Just the same, God wants us in the game! Hell yeah we’re going to strike out on occasion, and we may very well get hit by a pitch, but thats what being the Church, not attending a church, is all about! “There is no ‘I’ in team…” Yeah it sounds great, but is it a cop-out to sit on the bench?
“Individual commitment to a group effort- thats what makes a team work,” declared Lombardi. Indeed there is no I in team, but we all have heard it said, there is indeed a “me” in team, and we have a bunch of “me’s” sitting here today!
An elder is a teammate and my job as a “leader,” sitting up here this morning, lies in producing more leaders. My goal is, as was Peter’s some 2000 years ago, to empower you, to encourage you, and to serve with you as we, together, grow as a Christian community.
Peter’s call to the people wasn’t original. It was in Gospel of John, when Simon Peter received a similar message from Jesus, “Simon son of John, do you love me?” Jesus asked. “Then tend my flock.” Peter was relaying the lesson, the calling.
Back in college, studying to be an English teacher (somehow I took a strange turn and landed in Louisville as a Pastor, but thats another story,) we learned about the Lancaster education model. As the schools were growing in the early 19th century, the British educator, Joseph Lancaster, unable to shrink his classroom size, initiated a model through which his pupils would teach one another, motto being “Qui docet, discit” or “he who teaches, learns.” In this model, Lancaster would organize his classroom in rows, teaching the first row of students directly.
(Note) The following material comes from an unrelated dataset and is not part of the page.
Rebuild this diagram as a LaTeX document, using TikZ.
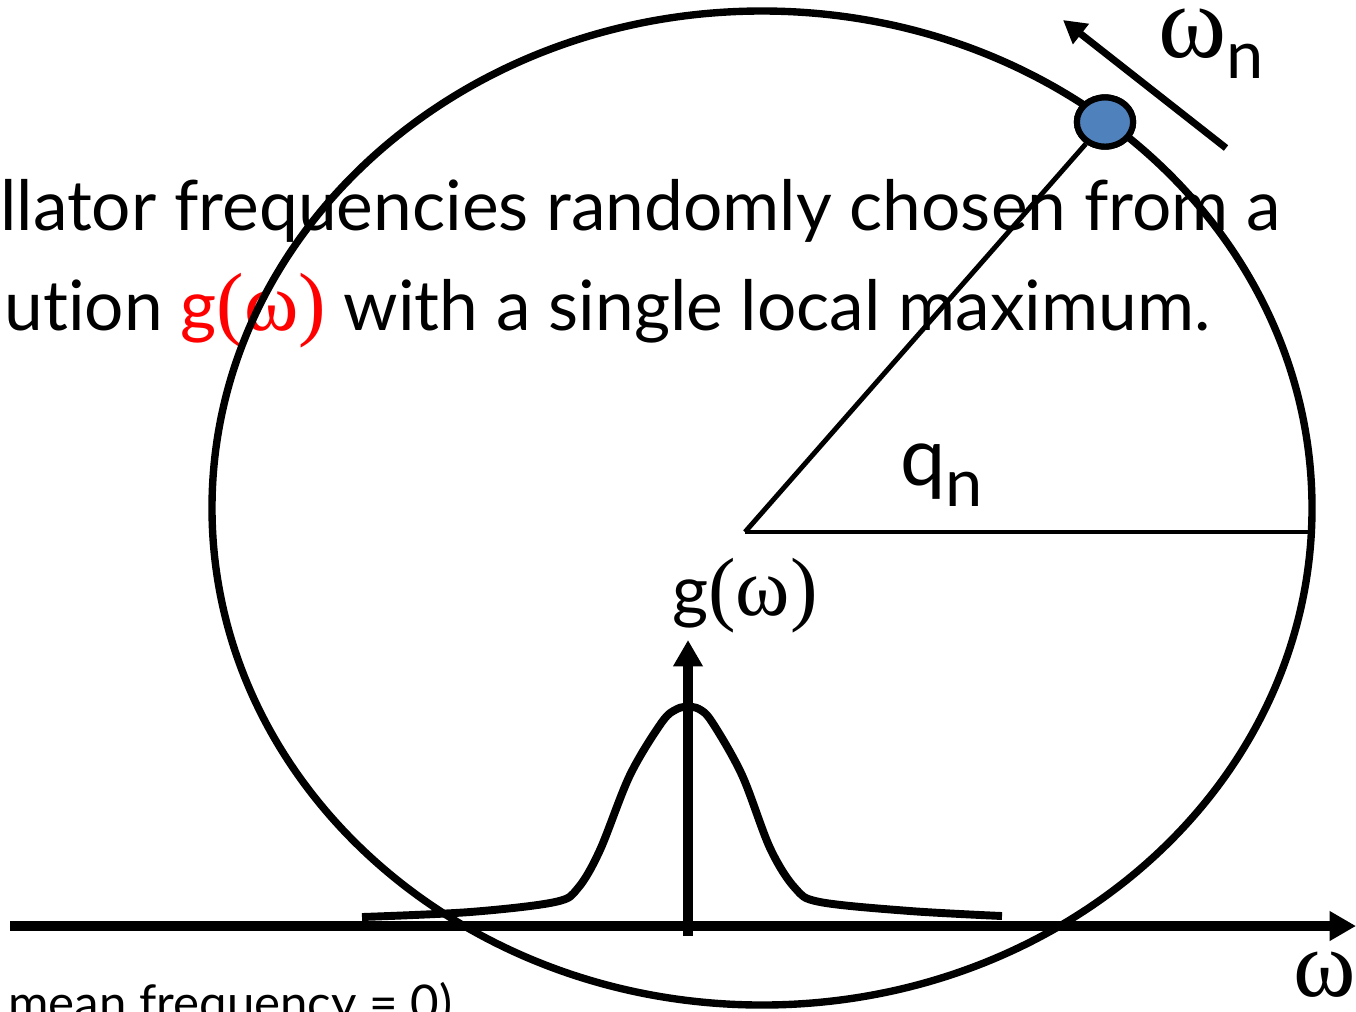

Those students would then turn around and guide the next row in the lesson, switching roles from learner to teacher; and the process would continue throughout the classroom with each student indeed becoming a teacher, a leader, in the process.
In the educational world it became quickly apparent that by allowing and encouraging, by “extolling,” the students to take on the role of teacher, the students grew a much better understanding of the subject matter and the confidence in their ability to put their teachings into action. Just the same, we in the church grow the most in our faith not simply through our passive listening, but by actively teaching; and our church grows the strongest when leadership comes from an individual, but from the team.
I have used the words of CK Chesterson before, but feel that his call indeed rings true today. “Just going to Church doesn’t make you a Christian,” he states, “anymore than standing in your garage makes you a car.” A car is meant to transport us to new and exciting places, and our roll as Christians, as disciples, as elders or apostles is to transport the church and the many individuals that God places in our life on step closer to perfection. So what does it mean to “pick up the bat” and “step up to the plate” today?This week? This month?
In Isaiah 6:8- The profit writes, “I heard the voice of the Lord saying, “Whom shall I send, and who will go for us?” Then I said, “Here am I! Send me.” What is your reply?